As for Aulén´s theology, I admit that I only read "Christus Victor" and don´t have the benefits of a theological education c/o Uppsala, but my impression is that Aulén took a "moderate" or "centrist" position on such matters, which much impressed contemporary Lutherans and Anglicans. Evangelicals, on the one hand, and atheists, on the other, were decidedly less enamoured. Jonson believes that Aulén wrote his most interesting books after he had resigned as bishop, presumably because he was now free to think differently. In his last books, he apparently tried to engage in a positive way with both the societal changes of the 1960´s and Christian mysticism. He also accepted the ordination of female clergy, something he had long opposed (an opposition he would later try to sweep under the carpet). 

Otherwise, I get the impression that Aulén´s theology was strongly dualist, although not as dualist and ahistorical as that of Karl Barth. To Aulén, evil is a real force, both cosmically and in the hearts of men. While this often led secular critics to misunderstand him as a morbid anti-humanist pessimist, it was really a way to absolve God of responsibility for evil. Classical Lutherans apparently have a tendency to claim that both good and evil comes from God, the latter being a form of chastisement and "learning opportunity". Aulén, by contrast, says that God is Love, and hence all forms of evil and suffering are from the "chaos powers". The Church therefore becomes a force actively fighting for the good, and this the Church can and should do even in the political sphere, since both politics and religion are subject to God´s love and "the law of creation" (really a kind of natural law idea, although Aulén tried to deny this). 

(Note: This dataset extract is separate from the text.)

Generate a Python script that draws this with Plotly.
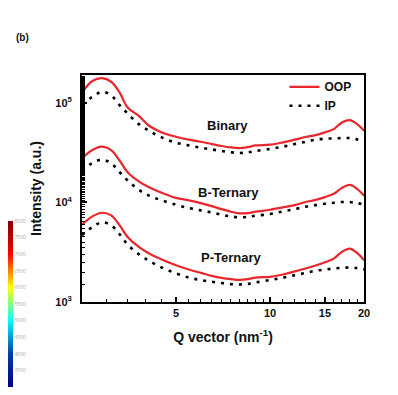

Aulén rejected the notion that the Church should uncritically obey the ruler or government in political matters, a principle much misused in the Third Reich to justify Lutheran collaboration with the Nazi regime. Of course, God can use evil to further good, as when Jesus was crucified but then resurrected, something Aulén interpreted as the victory of Love over the chaos powers, rather than a "forensic" or "objective" sacrifice to appease an angry god. At the same time, Aulén´s constant emphasis on the risen Christ, Christ´s work in subsequent history, or Christ´s work in the here and now, with the earthly ministry of Jesus being at most a prelude, could be seen as an attempt to make an end run around higher criticism or liberal theology, and the fact that very little evidence exists for the "historical Jesus" in the first place. 

Aulén is often seen as high church, and while his nominal theology wasn´t (the "pure gospel" being the mark of a true Church, not supposed apostolic succession), Jonson believes that the bishop shifted emphasis during the 1930´s. Indeed, the Church of Sweden itself seems to have adopted a kind of high church-ish theology during the 1940´s. As already pointed out, Aulén was charged with supervising the Lutheran orthodoxy of the high church group SSB (led by Mary von Rosen), but he might really have acted as their alibi or guardian. He certainly shared the high church commitment to liturgical reform: rituals, vestments, improved church music, more frequent communion. Somewhat ironically, he at times consecrated priests against Church canon law. Even more strange was his consecration of the chapel of Edelweissförbundet, really a syncretic Theosophical sect, something he perhaps did as a favor to his friend Mary von Rosen, who was a member of this strange group. I´m sorry to say that Gustaf Aulén didn´t have any real esoteric connections...

But then, it seems the old bishop wasn´t a "crypto-Nazi" either. Perhaps he really was the Incomparable, after all. 


1 comment:

  1. Intressant. Jag tror att jag har läst någon av Auléms böcker, och tyckte om den, men är inte säker på det. Jag hade aldrig hört att han skulle ha varit nazist. och tror att jag uppfattade honom som "vänster" av något slag. Men jag inser att mina kunskaper om honom har legat mycket nära noll.

    Jag tror också att jag ofta blandat ihop honom med Gustaf Wingren.